The Bank of England is trying to quell inflation by using one of the few tools it has: interest rate increases that dampen economic activity. Yet the government is trying to fire up the economy, for example by stoking the housing market and by widely cutting taxes, a combination that could fuel higher inflation.

On Thursday, a former deputy governor of the Bank of England, John Gieve, told the BBC that the central bank and the government were “pulling in different directions.”

The chancellor’s statement in Parliament on Friday underscored the free-market, small-state, tax-cutting instincts of Ms. Truss, who has modeled herself on Margaret Thatcher, who was prime minister from 1979 to 1990. Thatcher’s economic revolution in the 1980s turned the economy around, although at a high cost for many, with rising unemployment and labor unrest.

Some dispute the comparison to Thatcher. The plans announced on Friday mean a large increase in government borrowing at a time of rising interest rates, and so far there has been no indication of corresponding spending cuts. While Thatcher was a committed tax cutter, she believed in balancing the books first.

Ms.
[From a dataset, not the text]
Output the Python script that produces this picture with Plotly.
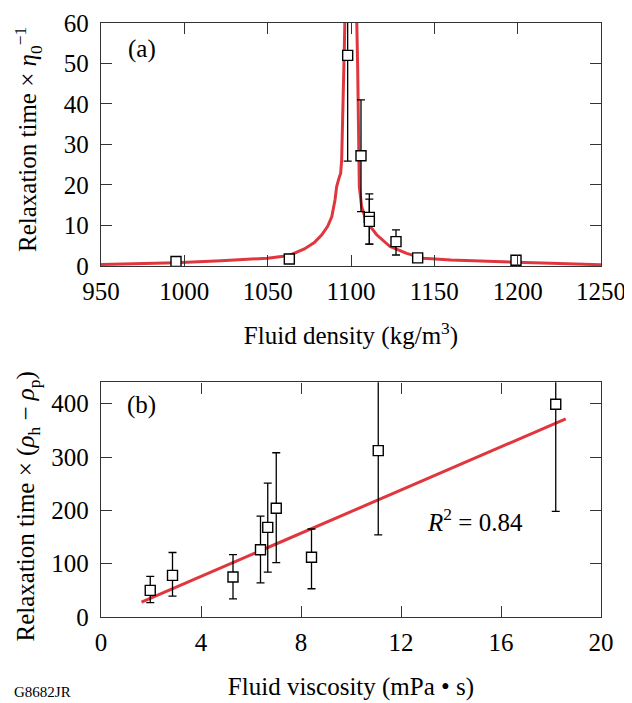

Truss’s tax cuts, which disproportionately favor high-wage-earners, have instead drawn comparisons to the tax policies of Ronald Reagan, the U.S. president who argued that tax benefits for companies and the wealthy would benefit those with lower incomes.

Nonetheless, Mr. Kwarteng’s plans — and the ideology behind them — will probably set the framework for the campaigning before the next general election, which must be held by January 2025.

Ms. Truss will be hoping that, during the intervening two years, policies that she says are “unashamedly pro-growth” can engineer at least the start of a solid economic recovery, allowing her to appeal to voters to stick with the Conservatives — rather than risk switching to the opposition Labour Party.

By describing his announcement as a “fiscal event” rather than a budget, Mr. Kwarteng avoided the need for a government watchdog’s in-depth assessment of the economic and fiscal impact of his plans.

On Friday, the government gave the first glimpse of how much the caps on energy bills might cost, estimating that the price tag would be £60 billion in the first six months alone. Mr. Kwarteng also gave estimates of how much the tax cuts would cost.

Even as Mr. Kwarteng took questions from his fellow lawmakers in Parliament, British assets began tumbling in financial markets. He responded to that news by saying, “The markets react as they will, but the growth plan will very soon show we are on the right course and we are steering us to a more prosperous future.”

The pound has weakened against most major currencies this year, but those losses intensified on Friday. The pound fell more than 2 percent against the euro and dropped 3.5 percent against the U.S. dollar, to below $1.09. The FTSE 100, Britain’s benchmark stock index, lost about 2 percent.

The yield on government bonds, a measure of borrowing costs, jumped higher as investors digested the tax cuts and the policies that will require £72 billion more in bond sales than previously forecast.

Ms. Truss’s government now says that igniting growth by lowering taxes and cutting regulation is its central mission, even if that means courting unpopularity; it will also, for example, lift the cap on the bonuses that can be offered to bankers.

Scotland’s first minister, Nicola Sturgeon, said on Twitter that the announcement would send “the superwealthy laughing all the way to the actual bank” while increasing the number of people relying on food banks, which help those unable to pay for essentials.

Mr. Kwarteng also outlined plans to create “investment zones,” with liberalized planning rules, where targeted and time-limited tax cuts will be offered to encourage construction of shopping malls, restaurants, apartments and offices.

Mr. Kwarteng also said that he aimed to speed up infrastructure projects, including new roads and railways, by reducing the burden of environmental assessments required before work can begin.

Rachel Reeves, who speaks for the opposition Labour Party on economic issues, described the announcement as “a budget without figures, a menu without prices” and “an admission of 12 years of economic failures” from a Conservative Party that has been in power since 2010.